Core inflation is a measure which removes the most volatile items, such as energy and food costs. If this is rising, it may be a sign that higher inflation will be a longer-term phenomenon in the economy than has previously been anticipated.

Such a scenario might be regarded as negative for US equities, particularly if it leads to more aggressive interest rate rises from the US Federal Reserve. 

But Casali was slightly more optimistic, saying, “Forward-looking equity markets will now also be looking at how the rising cost of living and interest rate rises impact economic growth and company earnings.

"After real GDP growth declined during the first two quarters of this year, the Atlanta Fed’s 'Nowcast model' expects real GDP to increase by 1.3 per cent (annualised) in the third quarter.
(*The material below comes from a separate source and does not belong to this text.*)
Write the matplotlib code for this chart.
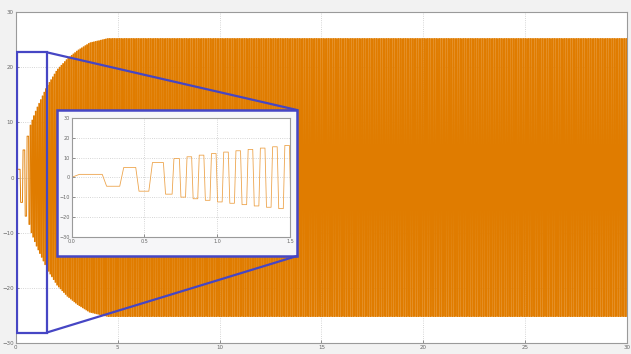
import numpy as np
import matplotlib

matplotlib.use("Agg")
import matplotlib.pyplot as plt
from matplotlib.patches import Rectangle, ConnectionPatch

# early half-cycles (start time, plateau value)
early_times = [0.0, 0.21, 0.33, 0.44, 0.53, 0.63, 0.69]
early_vals = [1.5, -4.5, 5.0, -7.0, 7.5, -8.5, 9.5]

# envelope of the later oscillation
env_t = [0.74, 1.0, 1.5, 2.0, 2.5, 3.0, 3.6, 4.5, 30.0]
env_amp = [10.0, 12.5, 16.5, 19.5, 21.5, 23.0, 24.4, 25.2, 25.2]
half_period = 0.042
t_end = 30.0

main_xticks = [0, 5, 10, 15, 20, 25, 30]
main_yticks = [-30, -20, -10, 0, 10, 20, 30]
inset_xticks = [0, 0.5, 1, 1.5]
inset_yticks = [-30, -20, -10, 0, 10, 20, 30]

zoom_box = (0.08, 1.52, -28.1, 22.7)  # x0, x1, y0, y1 in data units

ORANGE = "#E07C00"
BLUE = "#4646C4"
GRID = "#C8C8C8"
TICK = "#666666"


def build_signal():
    starts = list(early_times)
    vals = list(early_vals)
    t = env_t[0]
    sign = -1 if vals[-1] > 0 else 1
    while t < t_end:
        starts.append(t)
        vals.append(sign * np.interp(t, env_t, env_amp))
        sign = -sign
        t += half_period
    starts.append(t_end)
    xs, ys = [0.0], [0.0]
    for i in range(len(vals)):
        s, e = starts[i], starts[i + 1]
        ramp = 0.25 * (e - s)
        xs += [s + ramp, e]
        ys += [vals[i], vals[i]]
    return np.array(xs), np.array(ys)


def style_axes(ax, fs):
    ax.set_facecolor("white")
    for sp in ax.spines.values():
        sp.set_edgecolor("#9A9A9A")
        sp.set_linewidth(0.8)
    ax.tick_params(labelsize=fs, colors=TICK, length=2, width=0.5, direction="in", pad=1.5)
    ax.grid(True, color=GRID, ls=":", lw=0.6)


t, y = build_signal()

fig = plt.figure(figsize=(6.31, 3.54), dpi=100)
fig.patch.set_facecolor("#F2F2F2")

ax = fig.add_axes([0.025, 0.031, 0.969, 0.935])
ax.plot(t, y, color=ORANGE, lw=0.65)
ax.set_xlim(0, 30)
ax.set_ylim(-30, 30)
ax.set_xticks(main_xticks)
ax.set_yticks(main_yticks)
style_axes(ax, 4)

x0, x1, y0, y1 = zoom_box
ax.add_patch(Rectangle((x0, y0), x1 - x0, y1 - y0, fill=False, ec=BLUE, lw=1.6, zorder=5))

# frame around the inset, in figure fraction
fx0, fx1 = 57 / 631, 297 / 631
fy0, fy1 = 1 - 256 / 354, 1 - 110 / 354
fig.add_artist(Rectangle((fx0, fy0), fx1 - fx0, fy1 - fy0, transform=fig.transFigure,
                         fc="#F6F6F8", ec=BLUE, lw=1.8, zorder=3))
for ya, yf in [(y1, fy1), (y0, fy0)]:
    con = ConnectionPatch(xyA=(x1, ya), coordsA=ax.transData, xyB=(fx1, yf),
                          coordsB=fig.transFigure, color=BLUE, lw=1.6, zorder=4)
    fig.add_artist(con)

axin = fig.add_axes([71.7 / 631, 1 - 236.7 / 354, 218.3 / 631, 118.7 / 354], zorder=6)
axin.plot(t, y, color="#EDA54E", lw=0.6)
axin.set_xlim(0, 1.5)
axin.set_ylim(-30, 30)
axin.set_xticks(inset_xticks)
axin.set_yticks(inset_yticks)
style_axes(axin, 3.5)

fig.savefig("out.png", dpi=100, facecolor=fig.get_facecolor())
"By returning to growth, this indicates that the economy could be benefitting from decelerating inflation. Indeed, in the near term, the worst of the US EPS downgrade cycle seems to be in the rear mirror.

"In the latest week, 224 companies out of the S&P 500 have seen their 1-year forward Earnings Per Share (EPS) forecasts upgraded, against a low of 115 companies at the end of July, as downgrades are reduced.

"The consensus expects around 10 per cent EPS and 7 per cent for the S&P 500 in 2022 and 2023, respectively, supported by relatively solid top-line sales growth and high profit margins.

"For equities, provided CPI inflation decelerates to allow some leeway for the Fed to stop tightening sometime in 2023, healthy gains in company earnings are a favourable backdrop for equities to recover from oversold levels. Nevertheless, uncertainty caused by inflation remains a source of market risk over the coming quarters.”